Today's reading:
2 Chronicles 6,7; Psalms 135; Romans 4
S)"
7 For one will hardly die for a righteous man; though perhaps for the good man someone would dare even to die.
8 But God demonstrates His own love toward us, in that while we were yet sinners, Christ died for us."
Romans 5:7-8 (NASB)
O) There are lots of stories and religious texts about self-sacrifice. People willing to sacrifice themselves to save a good man. Heroes who sacrifice themselves in utilitarian fashion, to save the many innocent lives. But, Jesus is unique in this one. Nowhere else, that I've ever seen, read, or heard, has the good guy sacrificed himself to save the bad guy. In Trip Lee's song,
One Sixteen, Andy Mineo put's it this way, it's "the hero dyin for the villain." (that's at 2:45).
A) The problem, I think, is that most people don't want to recognize that they are, in fact, the villain. But that's the sobering truth of it. Until coming to Christ, I was an enemy to God. I lived my way, not His. I was in rebellion to His kingdom and denial of His sovereignty. Furtheromore, because my actions were really only death to my soul, I was my own worst enemy. I was my own archrival. I was the final boss, the evil twin, the villain in my story. But, then there is this beautiful truth. I hold onto this wonderful promise, this aspect of God which does not change, this testimony to His love for me. I wasn't just "unclean" I was noxious. Yet, in the middle of all my own garbage, His love was so great that He decided to trade His only begotten Son, so that I could live. Jesus volunteered to take the punishment and guilt for my mistakes - not because I was innocent, not because I had potential, not because I had redeeming qualities, but only because of His love for me. I was not a diamond in the rough, I simply had a heart of coal. I'm not trying to vilify who I was. By many measures, I was an ok guy. But in retrospect, my thanks are eternal.

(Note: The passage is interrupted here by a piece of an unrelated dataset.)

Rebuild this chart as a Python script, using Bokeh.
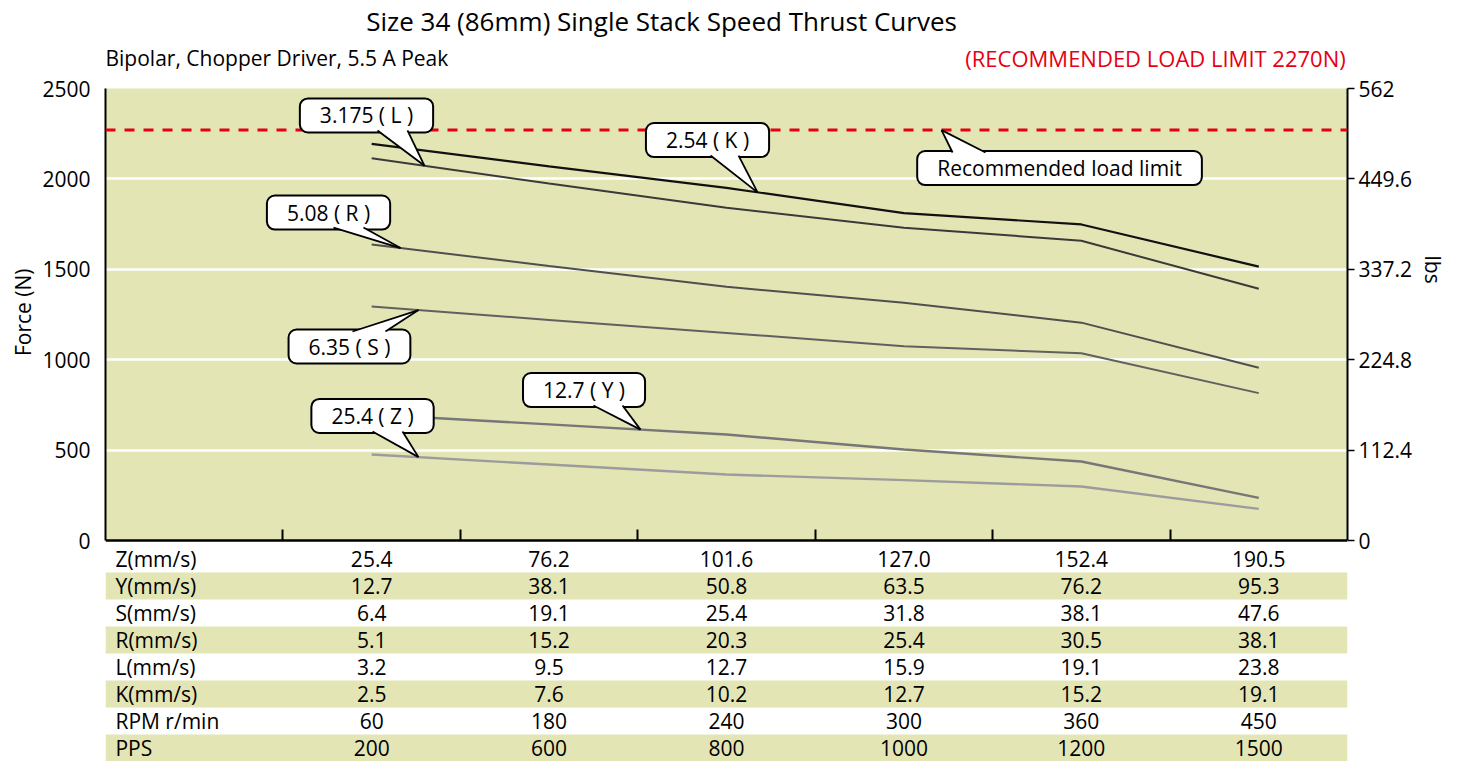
import numpy as np
from bokeh.plotting import figure
from bokeh.models import (Range1d, LinearAxis, FixedTicker, Label, Span, Title,
                          NumeralTickFormatter, ColumnDataSource)
from bokeh.core.properties import value
from bokeh.embed import file_html
from bokeh.resources import INLINE

# ---------------- data ----------------
row_labels = ["Z(mm/s)", "Y(mm/s)", "S(mm/s)", "R(mm/s)", "L(mm/s)", "K(mm/s)", "RPM r/min", "PPS"]
z_speed = ["25.4", "76.2", "101.6", "127.0", "152.4", "190.5"]
y_speed = ["12.7", "38.1", "50.8", "63.5", "76.2", "95.3"]
s_speed = ["6.4", "19.1", "25.4", "31.8", "38.1", "47.6"]
r_speed = ["5.1", "15.2", "20.3", "25.4", "30.5", "38.1"]
l_speed = ["3.2", "9.5", "12.7", "15.9", "19.1", "23.8"]
k_speed = ["2.5", "7.6", "10.2", "12.7", "15.2", "19.1"]
rpm = ["60", "180", "240", "300", "360", "450"]
pps = ["200", "600", "800", "1000", "1200", "1500"]
table_rows = [z_speed, y_speed, s_speed, r_speed, l_speed, k_speed, rpm, pps]

force_K = [2194, 2069, 1950, 1811, 1748, 1515]
force_L = [2114, 1974, 1840, 1730, 1658, 1392]
force_R = [1637, 1518, 1403, 1315, 1205, 955]
force_S = [1294, 1220, 1148, 1074, 1036, 815]
force_Y = [697, 642, 586, 503, 437, 236]
force_Z = [476, 420, 365, 334, 299, 175]

left_ticks = [0, 500, 1000, 1500, 2000, 2500]
grid_ticks = [500, 1000, 1500, 2000]
right_ticks = [0, 112.4, 224.8, 337.2, 449.6, 562]
load_limit = 2270

# ---------------- layout constants ----------------
FONT = "Open Sans"
OLIVE = "#e3e5b5"
FIG_H = 761
FRAME_W = 1242
CHART_TOP = 88      # px of 2500 N
CHART_BOT = 540     # px of 0 N
N_PER_PX = 2500 / (CHART_BOT - CHART_TOP)
y_start = -(FIG_H - CHART_BOT) * N_PER_PX
y_end = 2500 + CHART_TOP * N_PER_PX
LBS = 562 / 2500

ROW_TOP = 545       # px where table begins
ROW_H = (FIG_H - ROW_TOP) / 8
t_start = 8
t_end = -ROW_TOP / ROW_H

n_cols = len(z_speed)
col_x = np.arange(n_cols) + 1.5

p = figure(x_range=Range1d(0, 7), y_range=Range1d(y_start, y_end),
           frame_width=FRAME_W, frame_height=FIG_H,
           min_border_left=105, min_border_right=98, min_border_top=0, min_border_bottom=0,
           output_backend="svg", toolbar_location=None, tools="")
p.outline_line_color = None
p.background_fill_color = "white"
p.border_fill_color = "white"
p.extra_y_ranges = {"lbs": Range1d(y_start * LBS, y_end * LBS),
                    "table": Range1d(t_start, t_end)}

# chart background
bg = p.quad(left=[0], right=[7], bottom=[0], top=[2500], fill_color=OLIVE, line_color=None)
bg.level = "image"

# grid
p.xgrid.visible = False
p.ygrid.ticker = FixedTicker(ticks=grid_ticks)
p.ygrid.grid_line_color = "white"
p.ygrid.grid_line_width = 2.5

# left axis
ya = p.yaxis[0]
ya.ticker = FixedTicker(ticks=left_ticks)
ya.bounds = (0, 2500)
ya.major_label_text_font = FONT
ya.major_label_text_font_size = "21px"
ya.major_label_text_color = "black"
ya.major_label_text_baseline = "top"
ya.major_label_standoff = 15
ya.major_tick_out = 0
ya.major_tick_in = 0
ya.minor_tick_out = 0
ya.minor_tick_in = 0
ya.axis_line_width = 2
ya.axis_line_color = "black"

# right axis (lbs)
ra = LinearAxis(y_range_name="lbs", ticker=FixedTicker(ticks=right_ticks),
                formatter=NumeralTickFormatter(format="0.[0]"), bounds=(0, 562))
ra.major_label_text_font = FONT
ra.major_label_text_font_size = "21px"
ra.major_label_text_color = "black"
ra.major_label_text_baseline = "top"
ra.major_label_standoff = 4
ra.major_tick_out = 7
ra.major_tick_in = 0
ra.major_tick_line_width = 1.5
ra.minor_tick_out = 0
ra.minor_tick_in = 0
ra.axis_line_width = 2
p.add_layout(ra, "right")

# axis titles
p.add_layout(Title(text="Force (N)", align="right", offset=268, standoff=6,
                   text_font=FONT, text_font_size="21px", text_font_style="normal",
                   text_color="black"), "left")
p.add_layout(Title(text="lbs", align="left", offset=255, standoff=6,
                   text_font=FONT, text_font_size="21px", text_font_style="normal",
                   text_color="black"), "right")

# bottom axis placed at 0 N
xa = p.xaxis[0]
xa.ticker = FixedTicker(ticks=list(range(1, 7)))
xa.fixed_location = 0
xa.major_label_overrides = {i: "" for i in range(1, 7)}
xa.major_label_standoff = 0
xa.major_tick_in = 11
xa.major_tick_out = 0
xa.major_tick_line_width = 2
xa.minor_tick_in = 0
xa.minor_tick_out = 0
xa.axis_line_width = 2.5

# load limit
p.add_layout(Span(location=load_limit, dimension="width", line_color="#e60012",
                  line_width=3, line_dash="10 9"))

# curves
series = [(force_Z, "#9c9c9c", 2.4), (force_Y, "#777777", 2.4), (force_S, "#606060", 2.0),
          (force_R, "#4f4f4f", 2.0), (force_L, "#3a3a3a", 2.0), (force_K, "#111111", 2.2)]
for vals, col, w in series:
    p.line(col_x, vals, line_color=col, line_width=w)

# table
for i in range(len(row_labels)):
    if i % 2 == 1:
        p.quad(left=[0], right=[7], top=[i], bottom=[i + 1], fill_color=OLIVE,
               line_color=None, y_range_name="table")
lab_src = ColumnDataSource(dict(x=[0.056] * len(row_labels),
                                y=[i + 0.5 for i in range(len(row_labels))],
                                text=row_labels))
p.text(x="x", y="y", text="text", source=lab_src, y_range_name="table",
       text_font=value(FONT), text_font_size="21px", text_align="left",
       text_baseline="middle", text_color="black")
vx, vy, vt = [], [], []
for i, row in enumerate(table_rows):
    for j, v in enumerate(row):
        vx.append(col_x[j]); vy.append(i + 0.5); vt.append(v)
p.text(x="x", y="y", text="text", source=ColumnDataSource(dict(x=vx, y=vy, text=vt)),
       y_range_name="table", text_font=value(FONT), text_font_size="21px",
       text_align="center", text_baseline="middle", text_color="black")

# titles
p.add_layout(Label(x=3.134, y=2876, text="Size 34 (86mm) Single Stack Speed Thrust Curves",
                   text_font=FONT, text_font_size="26px", text_align="center",
                   text_baseline="middle", text_color="black"))
p.add_layout(Label(x=0, y=2666, text="Bipolar, Chopper Driver, 5.5 A Peak",
                   text_font=FONT, text_font_size="21px", text_align="left",
                   text_baseline="middle", text_color="black"))
p.add_layout(Label(x=6.99, y=2666, text="(RECOMMENDED LOAD LIMIT 2270N)",
                   text_font=FONT, text_font_size="22px", text_align="right",
                   text_baseline="middle", text_color="#e60012"))

# callouts: text, box centre (x, N), tail base x0, x1, base N, tip x, tip series
callouts = [
    ("3.175 ( L )", 1.471, 2351, 1.533, 1.702, 2268, 1.798, force_L),
    ("2.54 ( K )", 3.393, 2215, 3.410, 3.568, 2129, 3.675, force_K),
    ("Recommended load limit", 5.377, 2060, 4.774, 4.960, 2146, 4.712, None),
    ("5.08 ( R )", 1.257, 1814, 1.285, 1.454, 1731, 1.663, force_R),
    ("6.35 ( S )", 1.375, 1073, 1.392, 1.578, 1156, 1.764, force_S),
    ("12.7 ( Y )", 2.697, 832, 2.750, 2.914, 747, 3.015, force_Y),
    ("25.4 ( Z )", 1.505, 689, 1.505, 1.674, 603, 1.764, force_Z),
]
for text, cx, cy, bx0, bx1, by, tx, ser in callouts:
    ty = load_limit if ser is None else float(np.interp(tx, col_x, ser))
    p.add_layout(Label(x=cx, y=cy, text=text, text_font=FONT, text_font_size="21px",
                       text_align="center", text_baseline="middle", text_color="black",
                       background_fill_color="white", border_line_color="black",
                       border_line_width=2, border_radius=8,
                       padding=dict(left=20, right=20, top=3, bottom=3)))
    tail = p.patch([bx0, bx1, tx], [by, by, ty], fill_color="white", line_color=None)
    tail.level = "overlay"
    edges = p.multi_line([[bx0, tx], [bx1, tx]], [[by, ty], [by, ty]],
                         line_color="black", line_width=1.8)
    edges.level = "overlay"

open("out.html", "w").write(file_html(p, INLINE))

P) Father, Your love is grace beyond reason. I can never justify my sins to You, but I thank You that I am not made to try. You know my mistakes; You knew them before I made them. Not only did you know all of the sins that Jesus was redeeming, You knew all the sins that He would redeem. I know I'm likely to sin again, until perfection comes in full it is my plight as a human. But You also knew every mistake I'd make, and You still do. Even knowing that I will sin again, You choose to love me. I commit to the pursuit of righteousness before You, and I thank You for the mercies and grace You've committed to me. Holy Spirit, when the enemy tries to come in to condemn me, when that accuser of the bretheren tries to convince me that my sins are too great, remind me of this simple truth. The love of my Father covers every sin I have already committed and, while repentant, every sin I was ever going to commit Thank You. In Jesus' name, I pray. Amen.